Bringing the comprehensive study of Israel, including the diversity of the Israeli experience depicted in the posters, into the classroom was the goal of the workshop spearheaded by Emory University Professor Kenneth Stein.

Stein, who teaches contemporary Middle Eastern history and Israel studies, said Israeli history lessons often begin with the Holocaust and end with a discussion of the ongoing Israeli-Palestinian conflict.

“Teachers talk about American foreign policy, about disengagement, about Rabin and Arafat,” he said.

What ultimately gets lost in the shuffle, according to Stein, is the proud narrative of how the state was birthed, and how it has evolved.

“There’s a great history to be told, and unfortunately American Jews are not telling it to their children, and Israelis Jews are not telling it to their children,” said Stein, who goaded educators to keep Israeli history lessons as apolitical as possible.

He also warned them about oversimplifying the connection between the Holocaust and the founding of the State of Israel.

“Stop basing the story on what happened between 1939 and 1945,” he told the group. “The Holocaust is important to our identity, but it’s not why we have a state. … The state was not delivered on a silver platter in 1947. It takes people to take a dream and turn it into a reality, and that’s what you have to get kids to understand.”

Conference attendee Hillel Meyer, who teaches Hebrew language and Israel studies to fourth-graders and high school students at the Columbus Torah Academy, an Orthodox day school in Ohio, agreed that many of his students see Zionism as a post-Holocaust phenomenon.

“My students come in thinking Israel was started in 1947 or 1948, and they don’t realize the groundwork that was laid hundreds of years before,” he said.

Educators at the conference were exposed to an array of creative Israel-themed classroom activities. They included simulating a radio program, complete with news reports and advertisements, that might have been broadcast from Tel Aviv on the eve of Israel’s Declaration of Independence; transforming the classroom into a mock Knesset; having students debate issues like civil marriage, allocation of funding for development towns and military exemptions for yeshiva students; and having students design their own Palestine partition plans, taking into account Jewish and Arab population centers, and the location of holy sites, natural resources and seaports.

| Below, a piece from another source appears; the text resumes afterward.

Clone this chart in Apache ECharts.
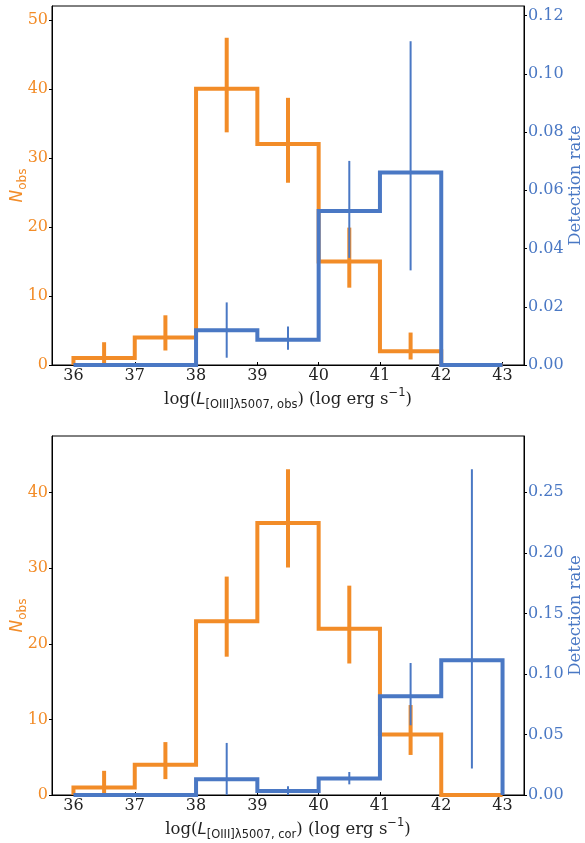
<!DOCTYPE html>
<html>
<head>
<meta charset="utf-8">
<script src="https://cdn.jsdelivr.net/npm/echarts@6/dist/echarts.min.js"></script>
<style>
  html, body { margin: 0; padding: 0; background: #fff; }
  #chart { width: 585px; height: 843px; }
</style>
</head>
<body>
<div id="chart"></div>
<script>
// bin edges shared by both panels
var binEdges = [36, 37, 38, 39, 40, 41, 42, 43];
var binCentres = [36.5, 37.5, 38.5, 39.5, 40.5, 41.5, 42.5];
var xTicks = [36, 37, 38, 39, 40, 41, 42, 43];

// top panel: observed luminosity
var nObsTop = [1, 4, 40, 32, 15, 2, 0];
var nObsTopLo = [0, 2.1, 33.7, 26.4, 11.2, 0.8, null];
var nObsTopHi = [3.3, 7.2, 47.4, 38.7, 19.9, 4.7, null];
var rateTop = [0, 0, 0.0119, 0.0087, 0.0529, 0.0661, 0];
var rateTopLo = [null, null, 0.0025, 0.0052, 0.0368, 0.0325, null];
var rateTopHi = [null, null, 0.0215, 0.0132, 0.0701, 0.1112, null];
var leftTicksTop = [0, 10, 20, 30, 40, 50];
var rightTicksTop = [0, 0.02, 0.04, 0.06, 0.08, 0.10, 0.12];

// bottom panel: corrected luminosity
var nObsBot = [1, 4, 23, 36, 22, 8, 0];
var nObsBotLo = [0, 2.1, 18.3, 30.1, 17.4, 5.3, null];
var nObsBotHi = [3.2, 7.0, 28.9, 43.1, 27.7, 11.9, null];
var rateBot = [0, 0, 0.013, 0.0033, 0.0136, 0.0816, 0.1113];
var rateBotLo = [null, null, 0.0, 0.0, 0.0088, 0.0576, 0.0218];
var rateBotHi = [null, null, 0.043, 0.0072, 0.019, 0.109, 0.269];
var leftTicksBot = [0, 10, 20, 30, 40];
var rightTicksBot = [0, 0.05, 0.10, 0.15, 0.20, 0.25];

var ORANGE = '#F28C28';
var BLUE = '#4A78C4';
var SERIF = 'DejaVu Serif';

function stepPoints(vals) {
    var pts = [[binEdges[0], 0]];
    for (var i = 0; i < vals.length; i++) {
        pts.push([binEdges[i], vals[i]]);
        pts.push([binEdges[i + 1], vals[i]]);
    }
    pts.push([binEdges[binEdges.length - 1], 0]);
    return pts;
}

function errPoints(lo, hi) {
    var out = [];
    for (var i = 0; i < binCentres.length; i++) {
        if (lo[i] === null) continue;
        out.push([binCentres[i], lo[i], hi[i]]);
    }
    return out;
}

function errSeries(idx, yIdx, data, color, width) {
    return {
        type: 'custom',
        xAxisIndex: idx,
        yAxisIndex: yIdx,
        data: data,
        silent: true,
        renderItem: function (params, api) {
            var a = api.coord([api.value(0), api.value(1)]);
            var b = api.coord([api.value(0), api.value(2)]);
            return {
                type: 'line',
                shape: { x1: a[0], y1: a[1], x2: b[0], y2: b[1] },
                style: { stroke: color, lineWidth: width }
            };
        }
    };
}

function stepSeries(idx, yIdx, vals, color) {
    return {
        type: 'line',
        xAxisIndex: idx,
        yAxisIndex: yIdx,
        data: stepPoints(vals),
        showSymbol: false,
        silent: true,
        lineStyle: { color: color, width: 4, join: 'miter' }
    };
}

function xName(tag) {
    return '{n|log(}{i|L}{s|[OIII]λ5007, ' + tag + '}{n|) (log erg s}{p|−1}{n|)}';
}

var xRich = {
    n: { fontFamily: SERIF, fontSize: 16.5, color: '#222', verticalAlign: 'bottom', lineHeight: 21 },
    i: { fontFamily: 'DejaVu Sans', fontStyle: 'italic', fontSize: 16.5, color: '#222', verticalAlign: 'bottom', lineHeight: 21 },
    s: { fontFamily: 'DejaVu Sans', fontSize: 11.5, color: '#222', verticalAlign: 'bottom', lineHeight: 14, padding: [0, 0, -3, 0] },
    p: { fontFamily: 'DejaVu Sans', fontSize: 11.5, color: '#222', verticalAlign: 'top', lineHeight: 14, padding: [0, 0, 7, 0] }
};

function xAxisCfg(idx, tag) {
    return {
        type: 'value',
        gridIndex: idx,
        min: 35.65,
        max: 43.35,
        name: xName(tag),
        nameLocation: 'middle',
        nameGap: 22,
        nameMoveOverlap: false,
        nameTextStyle: { rich: xRich, verticalAlign: 'top' },
        splitLine: { show: false },
        axisLine: { lineStyle: { color: '#000', width: 1 } },
        axisTick: { inside: true, length: 3, customValues: xTicks, lineStyle: { color: '#000' } },
        axisLabel: { customValues: xTicks, fontFamily: SERIF, fontSize: 16, color: '#222', margin: 3 }
    };
}

function leftAxisCfg(idx, max, ticks) {
    return {
        type: 'value',
        gridIndex: idx,
        position: 'left',
        min: 0,
        max: max,
        name: '{i|N}{s|obs}',
        nameLocation: 'middle',
        nameGap: 26,
        nameMoveOverlap: false,
        nameTextStyle: {
            rich: {
                i: { fontFamily: 'DejaVu Sans', fontStyle: 'italic', fontSize: 17, color: ORANGE, verticalAlign: 'bottom', lineHeight: 21 },
                s: { fontFamily: 'DejaVu Sans', fontSize: 12, color: ORANGE, verticalAlign: 'bottom', lineHeight: 14, padding: [0, 0, -3, 0] }
            }
        },
        splitLine: { show: false },
        axisLine: { show: true, lineStyle: { color: '#000', width: 1 } },
        axisTick: { show: true, length: 3, customValues: ticks, lineStyle: { color: '#000' } },
        axisLabel: { customValues: ticks, fontFamily: SERIF, fontSize: 16, color: ORANGE, margin: 4 }
    };
}

function rightAxisCfg(idx, max, ticks) {
    return {
        type: 'value',
        gridIndex: idx,
        position: 'right',
        min: 0,
        max: max,
        name: 'Detection rate',
        nameLocation: 'middle',
        nameGap: 43,
        nameMoveOverlap: false,
        nameTextStyle: { fontFamily: SERIF, fontSize: 16.5, color: BLUE },
        splitLine: { show: false },
        axisLine: { show: true, lineStyle: { color: '#000', width: 1 } },
        axisTick: { show: true, length: 3, customValues: ticks, lineStyle: { color: '#000' } },
        axisLabel: {
            customValues: ticks, fontFamily: SERIF, fontSize: 16, color: BLUE, margin: 4,
            formatter: function (v) { return v.toFixed(2); }
        }
    };
}

var chart = echarts.init(document.getElementById('chart'), null, { renderer: 'canvas' });
chart.setOption({
    animation: false,
    backgroundColor: '#fff',
    grid: [
        { left: 52, top: 6, width: 472, height: 359, outerBoundsMode: 'none', containLabel: false, show: true, borderColor: '#000', borderWidth: 1, backgroundColor: 'transparent' },
        { left: 52, top: 436, width: 472, height: 359, outerBoundsMode: 'none', containLabel: false, show: true, borderColor: '#000', borderWidth: 1, backgroundColor: 'transparent' }
    ],
    xAxis: [xAxisCfg(0, 'obs'), xAxisCfg(1, 'cor')],
    yAxis: [
        leftAxisCfg(0, 52, leftTicksTop),
        rightAxisCfg(0, 0.1233, rightTicksTop),
        leftAxisCfg(1, 47.5, leftTicksBot),
        rightAxisCfg(1, 0.2965, rightTicksBot)
    ],
    series: [
        stepSeries(0, 0, nObsTop, ORANGE),
        errSeries(0, 0, errPoints(nObsTopLo, nObsTopHi), ORANGE, 4),
        stepSeries(0, 1, rateTop, BLUE),
        errSeries(0, 1, errPoints(rateTopLo, rateTopHi), BLUE, 2),
        stepSeries(1, 2, nObsBot, ORANGE),
        errSeries(1, 2, errPoints(nObsBotLo, nObsBotHi), ORANGE, 4),
        stepSeries(1, 3, rateBot, BLUE),
        errSeries(1, 3, errPoints(rateBotLo, rateBotHi), BLUE, 2)
    ]
});
</script>
</body>
</html>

The teachers also learned how to design lesson plans centered on biblical passages, Hebrew-language fiction and poetry, and historical documents like land records, correspondences and newspaper clips.

“Now I can use the documents to show my students, ‘Hey, there was a lot going on before 1947,’ ” Meyer said.

At Tichon, a nondenominational supplementary Jewish high school in Atlanta, students learn Israeli history as part of modern Jewish history. The course tends to be heavy on Holocaust studies and the American immigrant experience, said Robert Cook, the school’s director, who attended the workshop.

“I think there would be value in having a course just about Israel,” he said, noting the workshop provided the impetus to deepen Tichon’s Israel studies curriculum.

And Terri Klein, a seventh-grade Hebrew school instructor at the Conservative Congregation Adath Israel in Middletown, Conn., said the symposium inspired her to begin developing a synagogue-based adult Israel studies curriculum.

“You ask my students about Israel and they’ll tell you that it’s a dangerous place that’s far away,” she said. “They don’t know much beyond that and it saddens me. … I think we need to raise the whole congregation’s level of consciousness, interest and commitment to Israel.”